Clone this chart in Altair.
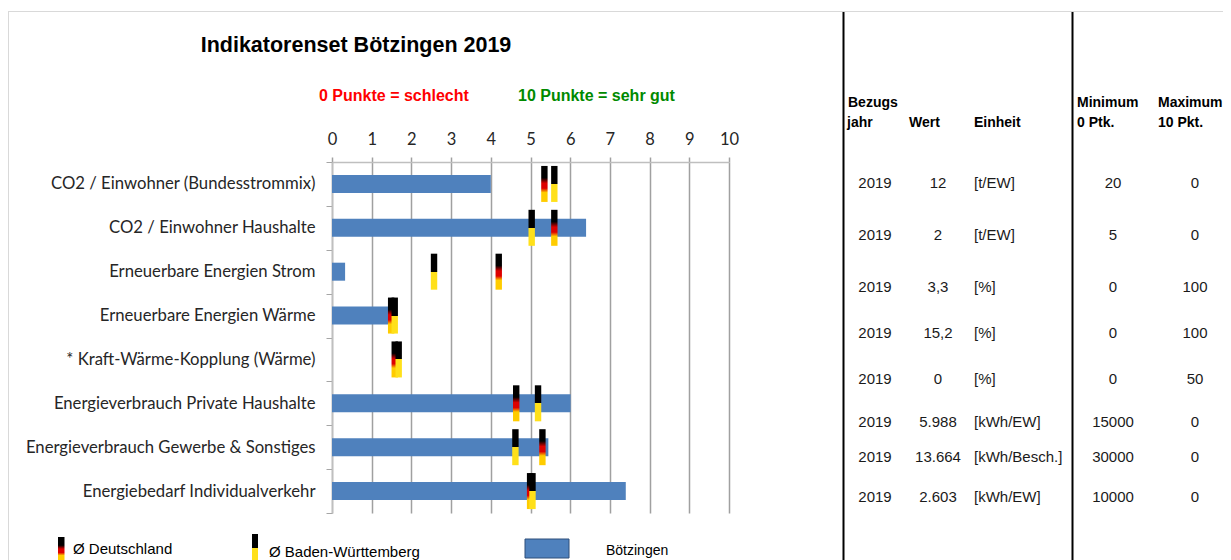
import altair as alt
import pandas as pd

# ---------------- data ----------------
indikatoren = [
    "CO2 / Einwohner (Bundesstrommix)",
    "CO2 / Einwohner Haushalte",
    "Erneuerbare Energien Strom",
    "Erneuerbare Energien Wärme",
    "* Kraft-Wärme-Kopplung (Wärme)",
    "Energieverbrauch Private Haushalte",
    "Energieverbrauch Gewerbe & Sonstiges",
    "Energiebedarf Individualverkehr",
]
punkte_boetzingen = [4.0, 6.4, 0.33, 1.52, 0.0, 6.01, 5.45, 7.40]
punkte_deutschland = [5.35, 5.6, 4.2, 1.49, 1.58, 4.64, 5.30, 4.99]
punkte_bw = [5.6, 5.03, 2.57, 1.58, 1.68, 5.19, 4.62, 5.05]

bezugsjahr = ["2019"] * 8
wert = ["12", "2", "3,3", "15,2", "0", "5.988", "13.664", "2.603"]
einheit = ["[t/EW]", "[t/EW]", "[%]", "[%]", "[%]", "[kWh/EW]", "[kWh/Besch.]", "[kWh/EW]"]
minimum = ["20", "5", "0", "0", "0", "15000", "30000", "10000"]
maximum = ["0", "0", "100", "100", "50", "0", "0", "0"]
x_ticks = list(range(0, 11))

# ---------------- layout (pixels relative to plot area origin) ----------------
TABLE_ROW_Y = [20.7, 73.3, 125.3, 171.3, 216.7, 259.7, 294.7, 335.3]
ARIAL = "Liberation Sans, Arial, sans-serif"
CALI = "Lato, Carlito, Calibri, sans-serif"
BLUE = "#4F81BD"

de_grad = alt.LinearGradient(
    gradient="linear", x1=0, x2=0, y1=0, y2=1,
    stops=[
        alt.GradientStop(offset=0, color="#000000"),
        alt.GradientStop(offset=0.33, color="#000000"),
        alt.GradientStop(offset=0.48, color="#dd0000"),
        alt.GradientStop(offset=0.62, color="#dd0000"),
        alt.GradientStop(offset=0.74, color="#ffcc00"),
        alt.GradientStop(offset=1, color="#ffcc00"),
    ],
)
bw_grad = alt.LinearGradient(
    gradient="linear", x1=0, x2=0, y1=0, y2=1,
    stops=[
        alt.GradientStop(offset=0, color="#000000"),
        alt.GradientStop(offset=0.5, color="#000000"),
        alt.GradientStop(offset=0.5, color="#ffe01a"),
        alt.GradientStop(offset=1, color="#ffe01a"),
    ],
)

df = pd.DataFrame({
    "Indikator": indikatoren,
    "Bötzingen": punkte_boetzingen,
    "Deutschland": punkte_deutschland,
    "BW": punkte_bw,
})
tbl = pd.DataFrame({
    "jahr": bezugsjahr, "wert": wert, "einheit": einheit,
    "min": minimum, "max": maximum, "row_y": TABLE_ROW_Y,
})
one = pd.DataFrame({"k": [0]})

y_scale = alt.Scale(domain=indikatoren, paddingInner=0, paddingOuter=0)
y_axis = alt.Axis(title=None, labelFont=CALI, labelFontSize=16.7, labelColor="#262626",
                  labelPadding=11, labelLimit=400, tickSize=6, tickBand="extent",
                  tickColor="#a6a6a6", domainColor="#bfbfbf", domainWidth=1.5)
x_scale = alt.Scale(domain=[0, 10], nice=False, zero=True)
x_axis = alt.Axis(orient="top", values=x_ticks, title=None, grid=True, gridColor="#a0a0a0",
                  gridWidth=1.5, domainColor="#bfbfbf", domainWidth=1.5, tickColor="#a0a0a0",
                  tickSize=5, tickWidth=1.5, labelFont=CALI, labelFontSize=16.5,
                  labelColor="#262626", labelPadding=10, format="d", labelOverlap=False,
                  labelFlush=False)


def y_enc():
    return alt.Y("Indikator:N", sort=indikatoren, scale=y_scale, axis=y_axis)


def x_enc(field):
    return alt.X(f"{field}:Q", scale=x_scale, axis=x_axis, title=None)


base = alt.Chart(df)
bars = base.mark_bar(size=18, color=BLUE).encode(x=x_enc("Bötzingen"), y=y_enc())
de_ticks = base.mark_tick(size=36, thickness=6.4, fill=de_grad, opacity=1, orient="vertical").encode(
    x=x_enc("Deutschland"), y=y_enc())
bw_ticks = base.mark_tick(size=36, thickness=6.4, fill=bw_grad, opacity=1, orient="vertical").encode(
    x=x_enc("BW"), y=y_enc())


def label(text, x, y, size=15, bold=False, color="#000000", align="left", font=ARIAL):
    return alt.Chart(pd.DataFrame({"t": [text]})).mark_text(
        align=align, baseline="middle", fontSize=size,
        fontWeight="bold" if bold else "normal", color=color, font=font,
    ).encode(x=alt.value(x), y=alt.value(y), text="t:N")


def hrule(x1, x2, y, color, w):
    return alt.Chart(one).mark_rule(color=color, strokeWidth=w).encode(
        x=alt.value(x1), x2=alt.value(x2), y=alt.value(y))


def vrule(x, y1, y2, color, w):
    return alt.Chart(one).mark_rule(color=color, strokeWidth=w).encode(
        x=alt.value(x), y=alt.value(y1), y2=alt.value(y2))


def box(x1, x2, y1, y2, fill, stroke=None):
    kw = {"fill": fill}
    if stroke:
        kw.update(stroke=stroke, strokeWidth=1)
    return alt.Chart(one).mark_rect(**kw).encode(
        x=alt.value(x1), x2=alt.value(x2), y=alt.value(y1), y2=alt.value(y2))


decor = [
    hrule(-324, 900, -150.5, "#d9d9d9", 1),
    vrule(-323.5, -150.5, 410, "#d9d9d9", 1),
    vrule(511.5, -150, 410, "#000000", 2),
    vrule(740.5, -150, 410, "#000000", 2),
]

titles = [
    label("Indikatorenset Bötzingen 2019", 24, -116, size=21.5, bold=True, align="center"),
    label("0 Punkte = schlecht", -13, -66, size=16, bold=True, color="#ff0000"),
    label("10 Punkte = sehr gut", 186, -66, size=16, bold=True, color="#008a00"),
]

headers = [
    label("Bezugs", 516, -59, size=14, bold=True),
    label("jahr", 515, -39, size=14, bold=True),
    label("Wert", 577, -39, size=14, bold=True),
    label("Einheit", 642, -39, size=14, bold=True),
    label("Minimum", 745, -59, size=14, bold=True),
    label("0 Ptk.", 745, -39, size=14, bold=True),
    label("Maximum", 826, -59, size=14, bold=True),
    label("10 Pkt.", 826, -39, size=14, bold=True),
]

tbase = alt.Chart(tbl).encode(y=alt.Y("row_y:Q", scale=None, axis=None))
table = [
    tbase.mark_text(align="center", baseline="middle", font=ARIAL, fontSize=15, color="#1a1a1a").encode(
        x=alt.value(543), text="jahr:N"),
    tbase.mark_text(align="center", baseline="middle", font=ARIAL, fontSize=15, color="#1a1a1a").encode(
        x=alt.value(606), text="wert:N"),
    tbase.mark_text(align="left", baseline="middle", font=ARIAL, fontSize=15, color="#1a1a1a").encode(
        x=alt.value(642), text="einheit:N"),
    tbase.mark_text(align="center", baseline="middle", font=ARIAL, fontSize=15, color="#1a1a1a").encode(
        x=alt.value(781), text="min:N"),
    tbase.mark_text(align="center", baseline="middle", font=ARIAL, fontSize=15, color="#1a1a1a").encode(
        x=alt.value(863), text="max:N"),
]

legend = [
    box(-274, -267.5, 375, 400, de_grad),
    label("Ø Deutschland", -259, 387, size=15),
    box(-80, -74, 372, 400, bw_grad),
    label("Ø Baden-Württemberg", -63, 390, size=15),
    box(193, 237, 377, 396, BLUE, stroke="#2f4f7a"),
    label("Bötzingen", 274, 389, size=14),
]

chart = alt.layer(
    *decor, bars, de_ticks, bw_ticks, *titles, *headers, *table, *legend
).properties(
    width=397, height=351,
    padding={"left": 324, "top": 154, "right": 494, "bottom": 47},
    autosize=alt.AutoSizeParams(type="none"),
    background="white",
).configure_view(stroke=None)

chart.save("out.html", embed_options={"renderer": "svg", "actions": False})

Your objective >>
Begin at the first line of the data above and repeat each line exactly, stopping after the line containing "import pandas as pd". Omit the pictures.

Solution to the problem >>
Clone this chart in Altair.
import altair as alt
import pandas as pd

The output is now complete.